On the high and lows in his long career, David said, “When you play for 16 years, you will face highs and lows. There have been many disappointments and great highs. There is a huge sense of satisfaction that I have always given it my best shot. I have left no stone unturned in trying to become the best cricketer I can become. Absolutely no regrets.”
Dravid said he thought it was right time for him to call it quits so that younger players take Indian cricket forwrad.
“I felt it was the right time for me to move on, for a next generation of cricketers to play and take the team forward ...a lot of these decisions just come to you in different ways ...I just felt the time was right. I needed to move on.”
He said he has no regrets though it was a difficult decision to call it quits.
“Yes and no. It's all I've known, from that point of view it was a difficult decision. but I knew deep down the time was right. I was very happy and comfortable in what I had achieved and what I had done,” he said.
“When you play for 16 years, you will face highs and lows. There have been many disappointments and great highs. There is a huge sense of satisfaction that I have always given it my best shot. I have left no stone unturned in trying to become the best cricketer I can become. Absolutely no regrets,” Dravid said when asked if he has any regrets.
On his critics, Dravid said, “You have to deal with criticism and praise as well.”
Asked if there was a point that made him think of retiring, Dravid said, “There was no eureka moment ... for me it's come with a bit of contemplation, a bit of thought with the family ...”
“If you make a decision during a series, then I think it is great. I have been part of nice farewells. But I made my decision now. Just to keep playing for the sake of playing one more match was not right. That's not how I have played the game. The only reason I played a cricket match for India was to try and win a match for India.”
Asked if the nickname “The Wall” meant to him, Dravid, “I never took it seriously to be honest ... it was a nice line for newspapers ... I never thought of it, I know people called me that fondly so I respect it.”
Dravid made it clear that apart from playing in the IPL, he will not play in any domestic cricket.
“Not really, I believe we have a lot of young talents in Karnataka. I felt I'd just be blocking a youngsters place by playing Ranji Trophy,” said Dravid when asked if there was a temptation to consider a season in domestic cricket.
Dravid, who has played many match-winning innings in his long career, was hard-pressed to pick his favourite innings.
“Hard to pick one innings ... 180 at Kolkata, 233 in Adelaide... the couple of innings in Jamaica on a low scoring wickets ... Headingley ... it's hard to pick one innings. It's hard to choose between your sons.”

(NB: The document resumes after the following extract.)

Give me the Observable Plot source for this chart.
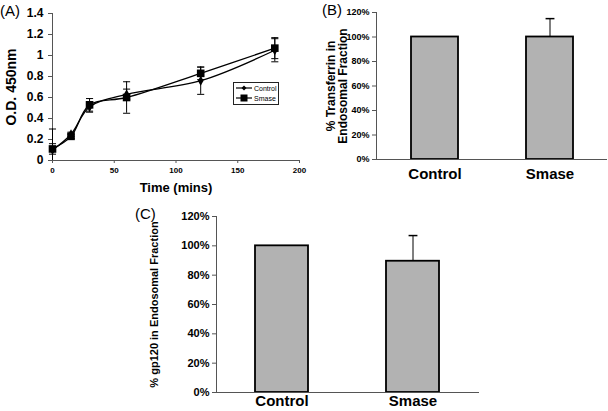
<!DOCTYPE html>
<html><head><meta charset="utf-8">
<script src="https://cdn.jsdelivr.net/npm/d3@7"></script>
<script src="https://cdn.jsdelivr.net/npm/@observablehq/plot@0.6"></script>
<style>
body{margin:0;background:#fff;}
#wrap{position:relative;width:608px;height:411px;overflow:hidden;font-family:"Liberation Sans",Arial,sans-serif;color:#000;}
.panel{position:absolute;}
.tag{position:absolute;font-size:15px;line-height:15px;color:#000;}
#legendA{position:absolute;left:233px;top:82px;width:44px;height:21px;border:1px solid #222;background:#fff;font-size:7px;color:#000;}
#legendA .row{display:flex;align-items:center;height:10px;margin-left:2px;}
#legendA span{color:#000;}
#legendA svg{margin-right:2px;}
g[aria-label="y-axis label"]{font-size:14px;}
g[aria-label="x-axis label"]{font-size:13px;}
#pB g[aria-label="y-axis label"]{font-size:12px;}
#pC g[aria-label="y-axis label"]{font-size:11px;}
</style></head><body><div id="wrap"></div>
<script>
// ---- Panel A data ----
const times = [0, 15, 30, 60, 120, 180];
const controlOD = [0.10, 0.25, 0.51, 0.63, 0.76, 1.05];
const controlErr = [0.20, 0.02, 0.05, 0.05, 0.13, 0.11];
const smaseOD = [0.11, 0.23, 0.53, 0.60, 0.83, 1.07];
const smaseErr = [0.05, 0.02, 0.06, 0.15, 0.06, 0.10];
const seriesNames = ["Control", "Smase"];
const xTicksA = [0, 50, 100, 150, 200];
const yTicksA = [0, 0.2, 0.4, 0.6, 0.8, 1, 1.2, 1.4];
// ---- Panel B / C data ----
const categories = ["Control", "Smase"];
const transferrin = [1.00, 1.00];
const transferrinErr = [0, 0.15];
const gp120 = [1.00, 0.895];
const gp120Err = [0, 0.175];
const pctTicks = [0, 0.2, 0.4, 0.6, 0.8, 1.0, 1.2];

const FONT = '"Liberation Sans", Arial, sans-serif';
const AXIS = "#555";
const BAR = "#b2b2b2";
const cap = {draw(ctx, size){ const w = Math.sqrt(size); ctx.moveTo(-w, 0); ctx.lineTo(w, 0); }};

const wrap = document.getElementById("wrap");
function place(el, id, left, top){ el.id = id; el.classList.add("panel"); el.style.left = left + "px"; el.style.top = top + "px"; wrap.appendChild(el); }

// ---- Panel A ----
const seriesData = [
  {name: seriesNames[0], v: controlOD, e: controlErr},
  {name: seriesNames[1], v: smaseOD, e: smaseErr}
];
const rowsA = seriesData.flatMap(s => times.map((t, i) => ({
  series: s.name, t, od: s.v[i], lo: Math.max(0, s.v[i] - s.e[i]), hi: s.v[i] + s.e[i]
})));
const capsA = rowsA.flatMap(d => [{t: d.t, y: d.hi}].concat(d.lo > 0 ? [{t: d.t, y: d.lo}] : []));

const plotA = Plot.plot({
  width: 310, height: 195,
  marginLeft: 52, marginRight: 11, marginTop: 13, marginBottom: 35,
  style: {fontFamily: FONT, fontWeight: "bold", color: "#000", background: "transparent", overflow: "visible"},
  x: {domain: [0, 200]},
  y: {domain: [0, 1.4]},
  marks: [
    Plot.axisY({ticks: yTicksA, tickFormat: d => String(+d.toFixed(1)), fontSize: 12, tickSize: 4, tickPadding: 5,
      stroke: AXIS, label: "O.D. 450nm", labelAnchor: "center", labelArrow: "none", labelOffset: 46}),
    Plot.axisX({ticks: xTicksA, tickFormat: d => String(d), fontSize: 8, tickSize: 3, tickPadding: 4,
      stroke: AXIS, label: "Time (mins)", labelAnchor: "center", labelArrow: "none", labelOffset: 31}),
    Plot.ruleX([0], {stroke: AXIS}),
    Plot.ruleY([0], {stroke: AXIS}),
    Plot.ruleX(rowsA, {x: "t", y1: "lo", y2: "hi", stroke: "#000", strokeWidth: 1}),
    Plot.dot(capsA, {x: "t", y: "y", symbol: cap, r: 2, stroke: "#000", fill: "none", strokeWidth: 1}),
    Plot.line(rowsA, {x: "t", y: "od", z: "series", curve: "catmull-rom", stroke: "#000", strokeWidth: 1.3}),
    Plot.dot(rowsA.filter(d => d.series === "Control"), {x: "t", y: "od", symbol: "diamond", r: 3, fill: "#000"}),
    Plot.dot(rowsA.filter(d => d.series === "Smase"), {x: "t", y: "od", symbol: "square", r: 4.3, fill: "#000"})
  ]
});
place(plotA, "pA", 0, 0);

// legend A
const leg = document.createElement("div");
leg.id = "legendA";
leg.innerHTML = seriesNames.map((n, i) => `<div class="row"><svg width="16" height="8"><line x1="0" x2="16" y1="4" y2="4" stroke="#000" stroke-width="1.2"/>${
  i === 0 ? '<path d="M8,1.5L10.5,4L8,6.5L5.5,4Z" fill="#000"/>' : '<rect x="4.5" y="0.5" width="7" height="7" fill="#000"/>'
}</svg><span>${n}</span></div>`).join("");
wrap.appendChild(leg);

// ---- Bar panels ----
function barPanel({values, errs, label, width, height, margins, labelOffset, catPadding, tickFont}){
  const rows = categories.map((c, i) => ({cat: c, v: values[i], hi: values[i] + errs[i], e: errs[i]}));
  const errRows = rows.filter(d => d.e > 0);
  return Plot.plot({
    width, height,
    marginLeft: margins[0], marginRight: margins[1], marginTop: margins[2], marginBottom: margins[3],
    style: {fontFamily: FONT, fontWeight: "bold", color: "#000", background: "transparent", overflow: "visible"},
    x: {domain: categories, paddingInner: 0.593, paddingOuter: 0.2965},
    y: {domain: [0, 1.2]},
    marks: [
      Plot.axisY({ticks: pctTicks, tickFormat: d3.format(".0%"), fontSize: tickFont, tickSize: 4, tickPadding: 3,
        stroke: AXIS, label, labelAnchor: "center", labelArrow: "none", labelOffset}),
      Plot.axisX({tickSize: 0, fontSize: 15, tickPadding: catPadding, label: null}),
      Plot.frame({anchor: "left", stroke: AXIS}),
      Plot.ruleX(errRows, {x: "cat", y1: "v", y2: "hi", stroke: "#000", strokeWidth: 1}),
      Plot.dot(errRows, {x: "cat", y: "hi", symbol: cap, r: 2.5, stroke: "#000", fill: "none"}),
      Plot.barY(rows, {x: "cat", y: "v", fill: BAR, stroke: "#000", strokeWidth: 1.8}),
      Plot.ruleY([0], {stroke: AXIS})
    ]
  });
}

const plotB = barPanel({values: transferrin, errs: transferrinErr, label: "% Transferrin in\nEndosomal Fraction",
  width: 308, height: 200, margins: [76, 1, 12, 41], labelOffset: 50, catPadding: 9, tickFont: 9});
place(plotB, "pB", 300, 0);

const plotC = barPanel({values: gp120, errs: gp120Err, label: "% gp120 in Endosomal Fraction",
  width: 370, height: 216, margins: [96, 11, 21, 19], labelOffset: 66, catPadding: 3, tickFont: 11});
place(plotC, "pC", 120, 195);

// panel tags
[["(A)", 0, 3], ["(B)", 322, 2], ["(C)", 135, 206]].forEach(([t, x, y]) => {
  const d = document.createElement("div"); d.className = "tag"; d.textContent = t;
  d.style.left = x + "px"; d.style.top = y + "px"; wrap.appendChild(d);
});
</script></body></html>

Asked if he has any future plan to play a role in Indian cricket, he said, “That's for other people for judge, not for me to make that decision. What will I do? I have the IPL and then a couple of months to relax. I have not decided. Come June I'll decide what lies ahead of me.
“A little bit of time away from the game will be good for me. A lot of people I respect have told me if you get away from the game for a while, it will give you a better perspective of it,” he said.
India were battered and bruised in Test series in England and Australia, but Dravid refused to believe that Indian cricket at Test level has gone down.
“We are all disappointed about England and Australia. Having said that I believe Indian cricket is in a good place. There is a bunch of talented bastmen waiting in the wings. When I look back at myself as a 23 year old, I was no where near as talented as some of these kids. But talent alone is not enough. I hope two or three can establish themselves and play for the Indian team for a long time. It's going to be a challenging and interesting time.”